Maurice Lee

Profile
- Position: Wide receiver

Personal information
- Born: 1980 (age 45–46) Cleveland, Ohio, U.S.
- Listed height: 5 ft 9 in (1.75 m)
- Listed weight: 185 lb (84 kg)

Career information
- High school: South (Cleveland)
- College: Ohio State
- NFL draft: 2004: undrafted

Career history
- Dayton Warbirds (2005); Miami Valley Silverbacks (2006–2008); Canton Legends* (2007); Marion Mayhem (2009); Cincinnati Commandos (2011–2012);
- * Offseason and/or practice squad member only

Awards and highlights
- 3× First-team AIFL All-Star (2006, 2007, 2008); First-team NIFL All-Star (2005); BCS national champion (2002);

= Maurice Lee =

American football player (born 1980)

Maurice 'Moe' Lee (born 1980) is an American former football wide receiver.

==Early life==
Lee attended South High School where he was an option quarterback who was rated the number one athlete in the state of Ohio and one of the top recruits in the nation.

==College career==
The 5-foot-9, 185-pound Lee was recruited to Ohio State as a receiver. He played for the Buckeyes from 1999 to 2003. In that time he was tossed back-and-forth from receiver to defensive back.

Lee was a part of the 2002 National Championship team at Ohio State University. He played with the Buckeyes from 1999 to 2003. He received his B.A. in education/sports and leisure studies, Spring 2004. He also received his master's degree in Sport Management, Fall 2011 at American Military University (Online), and Educational Leadership, Spring 2021 at Ashland University.

==Professional career==
In 2005, Lee signed to play for the Dayton Warbirds and led the National Indoor Football League in all purpose yards and was a first team All-Star selection.

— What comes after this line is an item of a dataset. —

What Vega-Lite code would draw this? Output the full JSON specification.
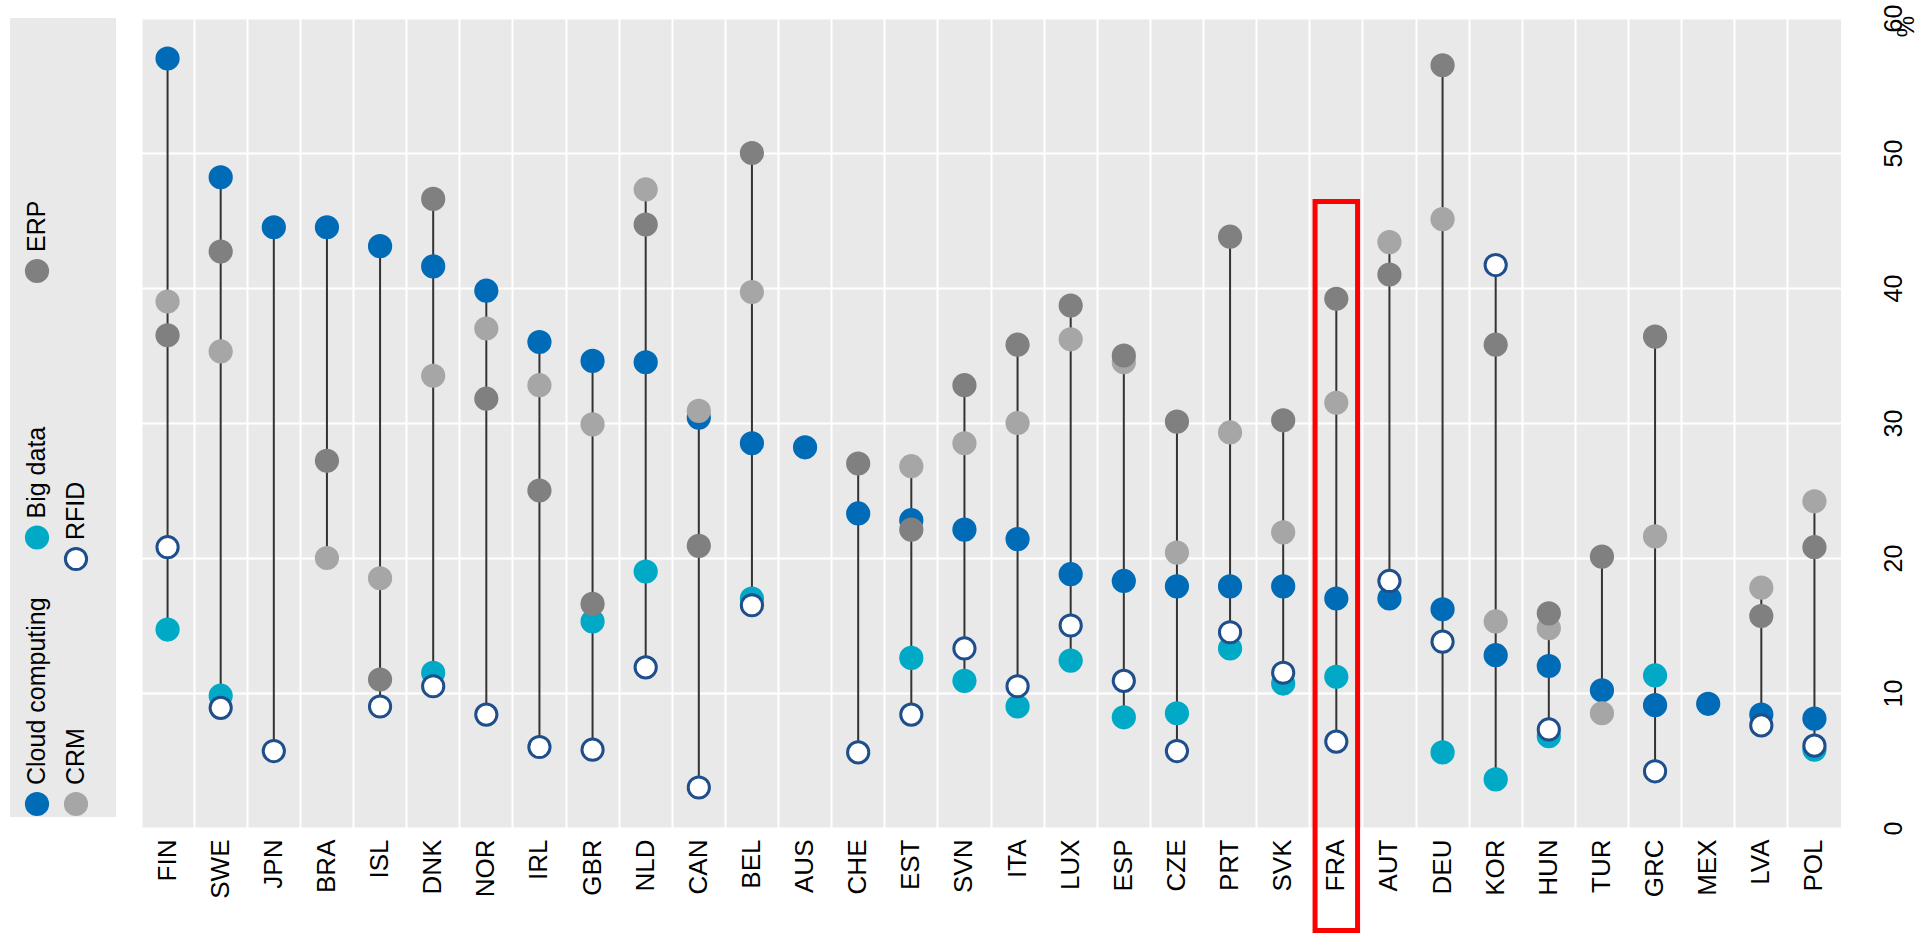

Lee also grabbed first team All-Star selections in the AIFA and the AIFL. As a member of the Miami Valley Silverbacks in 2005, Lee broke the league's single game record for receptions, yards, and touchdown receptions. Moe had 15 catches for 191 yards and 6 touchdowns to set the record. Later that season he broke his own records with 17 catches for 197 yards and 7 touchdowns. Lee finished the season with 90 catches for 1,385 yards and 29 touchdowns and was voted to the All-Star Team.

On December 28, 2010, it was announced that Lee had come out of his year off and signed with the Cincinnati Commandos of the Continental Indoor Football League. Lee went on to play in 4 games and collected 13 catches, for 216 yards and 4 touchdowns.